Seed crisis may affect potato farming

ANM Mohibub Uz Zaman

5 September, 2018 12:00 AM printer

Seed crisis may affect potato farming

Potato farmers are going to face a seed crisis as the country does not have a sufficient stock of the agricultural input this session compared to the acreage of potato farming. 

A total of 208,192 tonnes of potato seeds are required across the country for 2018-19 FY, according to Department of Agriculture Extension (DAE).

Against the total demand, Bangladesh Agricultural Development Corporation (BADC) will be able to provide only 33,000 tonnes and 35 private organisations have a stock of another 60,000 tonnes.

Some farmers preserved potato seeds but the stock is not sufficient to meet the demand, said an official.

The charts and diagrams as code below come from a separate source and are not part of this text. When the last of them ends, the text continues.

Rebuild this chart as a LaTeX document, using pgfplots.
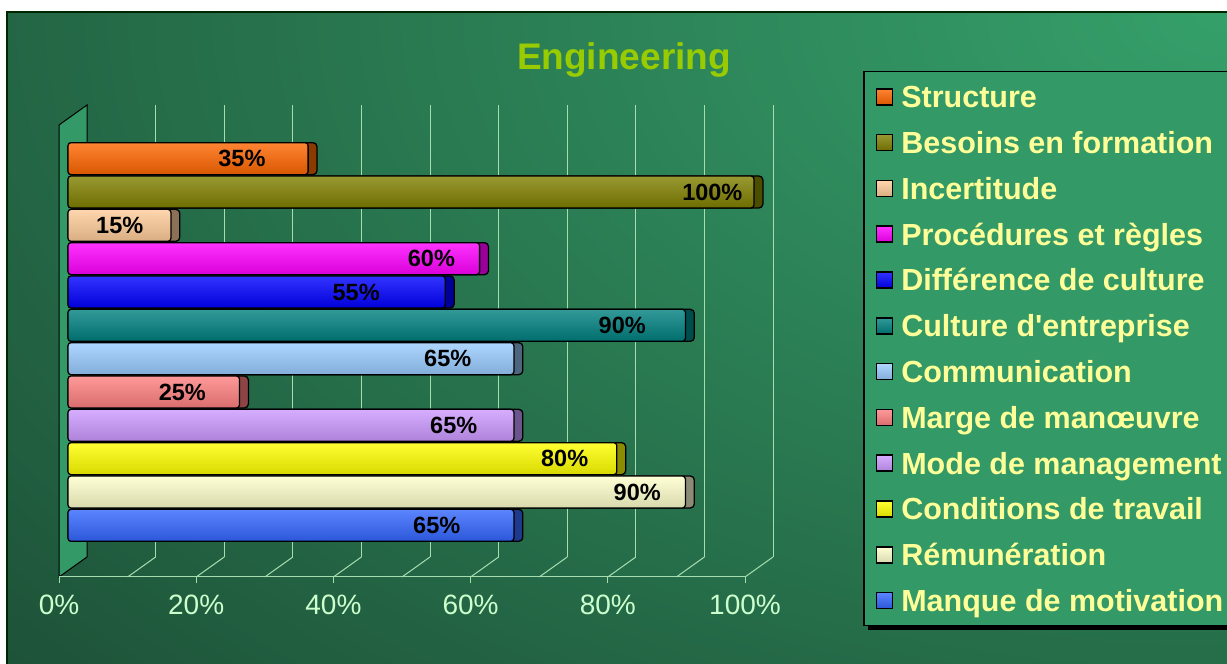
\documentclass[border=0pt]{standalone}
\usepackage{fontspec}
\setmainfont{Liberation Sans}
\usepackage{pgfplots}
\pgfplotsset{compat=1.18}
\definecolor{bgdark}{HTML}{1B4A33}
\definecolor{bglight}{HTML}{35A06A}
\definecolor{gridcol}{HTML}{A6DDAE}
\definecolor{tickcol}{HTML}{CCFFCC}
\definecolor{titlecol}{HTML}{99CC00}
\definecolor{wallcol}{HTML}{339966}
\definecolor{legendfill}{HTML}{339966}
\definecolor{legendtext}{HTML}{FFFF99}
% bar colours and caps
\definecolor{cA}{HTML}{FF6600}\definecolor{kA}{HTML}{8B3A00}
\definecolor{cB}{HTML}{808000}\definecolor{kB}{HTML}{4D4D00}
\definecolor{cC}{HTML}{FFCC99}\definecolor{kC}{HTML}{8C7058}
\definecolor{cD}{HTML}{FF00FF}\definecolor{kD}{HTML}{990099}
\definecolor{cE}{HTML}{0000FF}\definecolor{kE}{HTML}{000099}
\definecolor{cF}{HTML}{008080}\definecolor{kF}{HTML}{004D4D}
\definecolor{cG}{HTML}{99CCFF}\definecolor{kG}{HTML}{4D6680}
\definecolor{cH}{HTML}{FF8080}\definecolor{kH}{HTML}{8C4444}
\definecolor{cI}{HTML}{CC99FF}\definecolor{kI}{HTML}{6B558C}
\definecolor{cJ}{HTML}{FFFF00}\definecolor{kJ}{HTML}{8C8C00}
\definecolor{cK}{HTML}{FFFFCC}\definecolor{kK}{HTML}{8C8C76}
\definecolor{cL}{HTML}{3366FF}\definecolor{kL}{HTML}{1F3A8C}
\pgfplotsset{
  barbase/.style={xbar, bar width=32pt, draw=black, line width=1.3pt},
  mainbar/.style={barbase, top color=#1!80!white, middle color=#1, bottom color=#1!85!black, rounded corners=3pt},
  capbar/.style={barbase, forget plot, fill=#1, rounded corners=4pt},
  lab/.style={nodes near coords={\pgfmathprintnumber{\pgfplotspointmeta}\%},
     every node near coord/.append style={anchor=east, inner sep=0pt, xshift=-#1pt, text=black,
       font=\fontsize{23.5}{26}\selectfont\bfseries}},
}
\begin{document}
\begin{tikzpicture}[x=1pt,y=1pt]
\useasboundingbox (0,0) rectangle (1227,664);
\clip (0,0) rectangle (1227,664);
\fill[white] (0,0) rectangle (1227,664);
\begin{scope}
\clip (7,-10) rectangle (1240,652);
\shade[inner color=bglight, outer color=bgdark] (1227,652) ellipse (1800 and 1100);
\end{scope}
\draw[line width=1.5, black!85!green] (7,-10) rectangle (1240,652);
\node[anchor=base, text=titlecol, font=\fontsize{37}{44}\selectfont\bfseries] at (624,594) {Engineering};

% back wall grid
\begin{axis}[at={(87pt,107pt)}, anchor=south west, scale only axis, width=686pt, height=452pt,
  xmin=0, xmax=100, ymin=0, ymax=1, xtick={10,20,...,100}, ytick=\empty, xticklabels={},
  xmajorgrids, major grid style={gridcol, line width=1pt}, axis line style={draw=none}, major tick length=0pt]
\addplot[draw=none] coordinates {(0,0)};
\end{axis}
\foreach \k in {1,...,10} \draw[gridcol, line width=1pt] ({59+68.6*\k},87) -- ++(28,20);
\filldraw[fill=wallcol, draw=black, line width=1pt] (59,87) -- (59,539) -- (87,559) -- (87,107) -- cycle;

% front axis with tick labels
\begin{axis}[at={(59pt,87pt)}, anchor=south west, scale only axis, width=686pt, height=452pt,
  xmin=0, xmax=100, ymin=0, ymax=1, axis x line*=bottom, axis y line=none,
  xtick={0,20,...,100}, xticklabel={\pgfmathprintnumber{\tick}\%},
  x axis line style={gridcol, line width=1pt, -}, tick style={gridcol, line width=1pt},
  tick align=outside, major tick length=6pt,
  xticklabel style={text=tickcol, font=\fontsize{28}{30}\selectfont, yshift=-8pt},
  /pgf/number format/assume math mode=true]
\addplot[draw=none] coordinates {(0,0)};
\end{axis}

% legend shadow
\fill[black] (868,34) rectangle (1240,588);

% bars
\begin{axis}[at={(68pt,102pt)}, anchor=south west, scale only axis, width=686pt, height=440pt,
  xmin=0, xmax=100, ymin=-0.1, ymax=13.1, hide axis, clip=false, point meta=x,
  /pgf/number format/assume math mode=true,
  legend cell align=left,
  legend style={at={(axis description cs:1.159,1.1159)}, anchor=north west, fill=legendfill,
    draw=black, line width=1.5pt, text=legendtext, font=\fontsize{30.5}{34}\selectfont\bfseries,
    row sep=15.8pt, inner xsep=12pt, inner ysep=10pt,
    nodes={text height=24pt, text depth=2pt, inner sep=2pt},
    /tikz/every odd column/.append style={column sep=6pt}},
  legend image code/.code={\draw[#1, line width=1.5pt, rounded corners=0pt] (0pt,-8pt) rectangle (16pt,8pt);}]
\addplot[capbar=kA] coordinates {(36.3,12)};
\addplot[mainbar=cA, lab=42] coordinates {(35,12)};
\addlegendentry{Structure}
\addplot[capbar=kB] coordinates {(101.3,11)};
\addplot[mainbar=cB, lab=11] coordinates {(100,11)};
\addlegendentry{Besoins en formation}
\addplot[capbar=kC] coordinates {(16.3,10)};
\addplot[mainbar=cC, lab=27] coordinates {(15,10)};
\addlegendentry{Incertitude}
\addplot[capbar=kD] coordinates {(61.3,9)};
\addplot[mainbar=cD, lab=24] coordinates {(60,9)};
\addlegendentry{Procédures et règles}
\addplot[capbar=kE] coordinates {(56.3,8)};
\addplot[mainbar=cE, lab=65] coordinates {(55,8)};
\addlegendentry{Différence de culture}
\addplot[capbar=kF] coordinates {(91.3,7)};
\addplot[mainbar=cF, lab=39] coordinates {(90,7)};
\addlegendentry{Culture d\textquotesingle entreprise}
\addplot[capbar=kG] coordinates {(66.3,6)};
\addplot[mainbar=cG, lab=42] coordinates {(65,6)};
\addlegendentry{Communication}
\addplot[capbar=kH] coordinates {(26.3,5)};
\addplot[mainbar=cH, lab=33] coordinates {(25,5)};
\addlegendentry{Marge de manœuvre}
\addplot[capbar=kI] coordinates {(66.3,4)};
\addplot[mainbar=cI, lab=36] coordinates {(65,4)};
\addlegendentry{Mode de management}
\addplot[capbar=kJ] coordinates {(81.3,3)};
\addplot[mainbar=cJ, lab=28] coordinates {(80,3)};
\addlegendentry{Conditions de travail}
\addplot[capbar=kK] coordinates {(91.3,2)};
\addplot[mainbar=cK, lab=24] coordinates {(90,2)};
\addlegendentry{Rémunération}
\addplot[capbar=kL] coordinates {(66.3,1)};
\addplot[mainbar=cL, lab=53] coordinates {(65,1)};
\addlegendentry{Manque de motivation}
\end{axis}
\end{tikzpicture}
\end{document}
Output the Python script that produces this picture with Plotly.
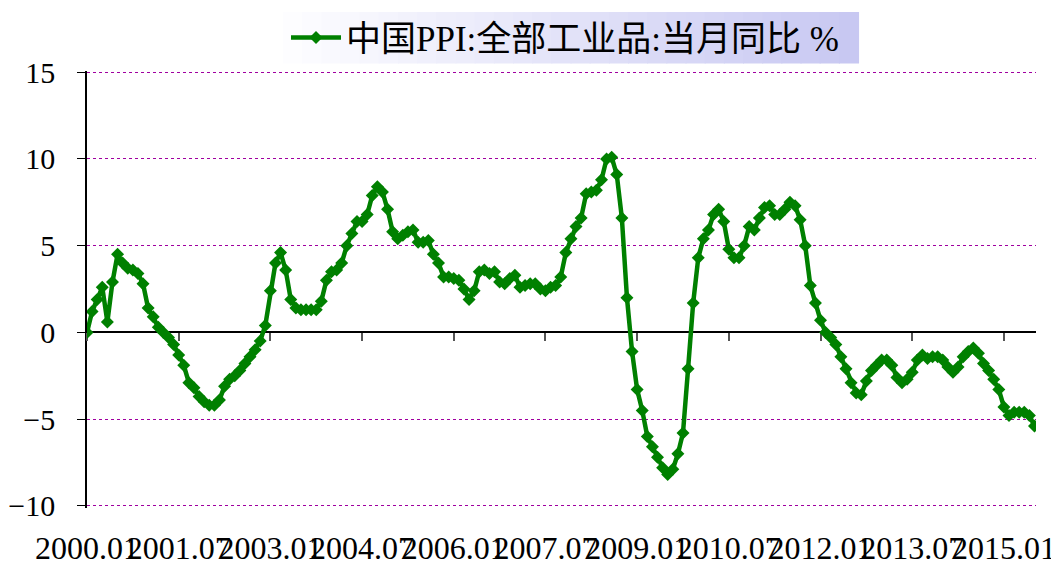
import plotly.graph_objects as go

# ---- data: China PPI (all industrial products), YoY %, monthly ----
years = list(range(2000, 2016))
ppi_2000 = [0.0, 1.2, 1.9, 2.6, 0.6, 2.9, 4.5, 4.0, 3.7, 3.6, 3.4, 2.8]
ppi_2001 = [1.4, 0.9, 0.3, 0.0, -0.3, -0.7, -1.3, -1.9, -2.9, -3.2, -3.7, -4.0]
ppi_2002 = [-4.2, -4.2, -3.9, -3.1, -2.7, -2.5, -2.2, -1.8, -1.4, -1.0, -0.5, 0.4]
ppi_2003 = [2.4, 4.0, 4.6, 3.6, 1.9, 1.4, 1.3, 1.3, 1.3, 1.3, 1.8, 3.0]
ppi_2004 = [3.5, 3.6, 4.0, 5.0, 5.7, 6.4, 6.4, 6.8, 7.9, 8.4, 8.1, 7.1]
ppi_2005 = [5.8, 5.4, 5.6, 5.8, 5.9, 5.2, 5.2, 5.3, 4.5, 4.0, 3.2, 3.2]
ppi_2006 = [3.1, 3.0, 2.5, 1.9, 2.4, 3.5, 3.6, 3.4, 3.5, 2.9, 2.8, 3.1]
ppi_2007 = [3.3, 2.6, 2.7, 2.8, 2.8, 2.5, 2.4, 2.6, 2.7, 3.2, 4.6, 5.4]
ppi_2008 = [6.1, 6.6, 8.0, 8.1, 8.2, 8.8, 10.0, 10.1, 9.1, 6.6, 2.0, -1.1]
ppi_2009 = [-3.3, -4.5, -6.0, -6.6, -7.2, -7.8, -8.2, -7.9, -7.0, -5.8, -2.1, 1.7]
ppi_2010 = [4.3, 5.4, 5.9, 6.8, 7.1, 6.4, 4.8, 4.3, 4.3, 5.0, 6.1, 5.9]
ppi_2011 = [6.6, 7.2, 7.3, 6.8, 6.8, 7.1, 7.5, 7.3, 6.5, 5.0, 2.7, 1.7]
ppi_2012 = [0.7, 0.0, -0.3, -0.7, -1.4, -2.1, -2.9, -3.5, -3.6, -2.8, -2.2, -1.9]
ppi_2013 = [-1.6, -1.6, -1.9, -2.6, -2.9, -2.7, -2.3, -1.6, -1.3, -1.5, -1.4, -1.4]
ppi_2014 = [-1.6, -2.0, -2.3, -2.0, -1.4, -1.1, -0.9, -1.2, -1.8, -2.2, -2.7, -3.3]
ppi_2015 = [-4.3, -4.8, -4.6, -4.6, -4.6, -4.8, -5.4]

yearly = [ppi_2000, ppi_2001, ppi_2002, ppi_2003, ppi_2004, ppi_2005, ppi_2006,
          ppi_2007, ppi_2008, ppi_2009, ppi_2010, ppi_2011, ppi_2012, ppi_2013,
          ppi_2014, ppi_2015]

months = []
values = []
for y, vals in zip(years, yearly):
    for m, v in enumerate(vals, start=1):
        months.append(f"{y}.{m:02d}")
        values.append(v)

tick_labels = ["2000.01", "2001.07", "2003.01", "2004.07", "2006.01", "2007.07",
               "2009.01", "2010.07", "2012.01", "2013.07", "2015.01"]
y_ticks = [-10, -5, 0, 5, 10, 15]
series_name = "中国PPI:全部工业品:当月同比 %"

GREEN = "#008000"
NUM_FONT = "Liberation Serif, Noto Sans CJK SC, serif"

# the page body adds an 8px offset; size the figure so it fills the window
OFF = 8
W, H = 1059 - OFF, 567 - OFF


def fx(px):
    return (px - OFF) / W


def fy(py):
    return 1 - (py - OFF) / H


# plot-area placement: -10 sits at py=505, 15 at py=66 (reference pixels)
pad = 0.1
y_range = [-10 - pad, 15 + pad]
ppu = (505 - 66) / 25.0
ydom = [fy(505 + pad * ppu), fy(66 - pad * ppu)]
xdom = [fx(87), fx(1036)]
zero_pos = ydom[0] + (0 - y_range[0]) / (y_range[1] - y_range[0]) * (ydom[1] - ydom[0])

fig = go.Figure()
fig.add_trace(go.Scatter(
    x=months, y=values, name=series_name, mode="lines+markers",
    line=dict(color=GREEN, width=4.5),
    marker=dict(symbol="diamond", size=10, color=GREEN),
    xaxis="x2", yaxis="y",
))
# invisible companion trace so the label axis renders
fig.add_trace(go.Scatter(
    x=months, y=values, mode="lines", line=dict(width=0), opacity=0,
    showlegend=False, hoverinfo="skip", xaxis="x", yaxis="y",
))

# legend background with a soft horizontal gradient
bx0, bx1 = fx(283), fx(858)
by0, by1 = fy(57), fy(5)
n = 30
c0 = (253, 253, 255)
c1 = (200, 200, 242)
shapes = []
for k in range(n):
    t = k / (n - 1)
    col = tuple(round(c0[j] + (c1[j] - c0[j]) * t) for j in range(3))
    shapes.append(dict(
        type="rect", xref="paper", yref="paper", layer="below",
        x0=bx0 + (bx1 - bx0) * k / n, x1=bx0 + (bx1 - bx0) * (k + 1) / n + 0.001,
        y0=by0, y1=by1, line=dict(width=0),
        fillcolor=f"rgb{col}",
    ))

fig.update_layout(
    width=W, height=H, autosize=False,
    margin=dict(l=0, r=0, t=0, b=0, pad=0),
    paper_bgcolor="white", plot_bgcolor="white",
    shapes=shapes,
    showlegend=True,
    legend=dict(
        xref="paper", yref="paper",
        x=fx(286), y=fy(31), xanchor="left", yanchor="middle",
        bgcolor="rgba(0,0,0,0)", borderwidth=0,
        font=dict(family=NUM_FONT, size=35, color="black"),
        itemwidth=50,
    ),
    xaxis=dict(
        domain=xdom, anchor="y",
        type="category", range=[0, 186.3],
        tickmode="array", tickvals=tick_labels, ticktext=tick_labels,
        tickangle=0, showline=False, ticks="", showgrid=False, zeroline=False,
        ticklabelstandoff=18, automargin=False,
        tickfont=dict(family=NUM_FONT, size=32, color="black"),
    ),
    xaxis2=dict(
        domain=xdom,
        type="category", overlaying="x", matches="x", anchor="free",
        position=zero_pos, side="bottom", range=[0, 186.3],
        tickmode="array", tickvals=tick_labels, showticklabels=False,
        showline=True, linecolor="black", linewidth=1.5,
        ticks="outside", ticklen=8, tickcolor="#555555", tickwidth=1.5,
        showgrid=False, zeroline=False, layer="below traces", automargin=False,
    ),
    yaxis=dict(
        domain=ydom, anchor="x",
        range=y_range, tickmode="array", tickvals=y_ticks,
        showline=True, linecolor="black", linewidth=1.5,
        ticks="outside", ticklen=8, tickcolor="black",
        showgrid=True, gridcolor="#a000a0", griddash="dot", gridwidth=1,
        zeroline=False, layer="below traces", automargin=False,
        ticklabelstandoff=16,
        tickfont=dict(family=NUM_FONT, size=30, color="black"),
    ),
)

fig.write_html("out.html")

He said most of the farmers did not preserve seed and they depend on the dealers for collecting quality seeds.

The official fear if the farmers fail to collect seeds in time, potato farming may face a crisis this year.

Market insiders said taking advantage of the crisis, private companies may increase the seed price that will also affect the farmers.

Md Azim Uddin, chief seed technologist of the Seed Wing under the Ministry of Agriculture, however, claimed that there will be no crisis of potato seeds this year. But he could not specify the volume of seed stock.

Sultan Ahmed, a potato farmer from Rangpur, said they do not have any potato seed as they depend on the government and private companies for seeds. He said the crisis might shoot up the prices of seeds ahead of the potato farming season.

DAE estimates to cultivate potato on around 5 lakh hectors of land in the country to produce 9 million tonnes of potato in FY 2018-19.

According to Bangladesh Bureau of Statistics (BBS) data, over 10 million tonnes of potato was produced in 2017, and 5.3 million tonnes was kept in 390 cold storages across the country to maintain a sustainable supply of the crop all the year round.

The country’s potato output hit a record 9.47 million in FY 16, against 9.254 million tonnes in FY 15.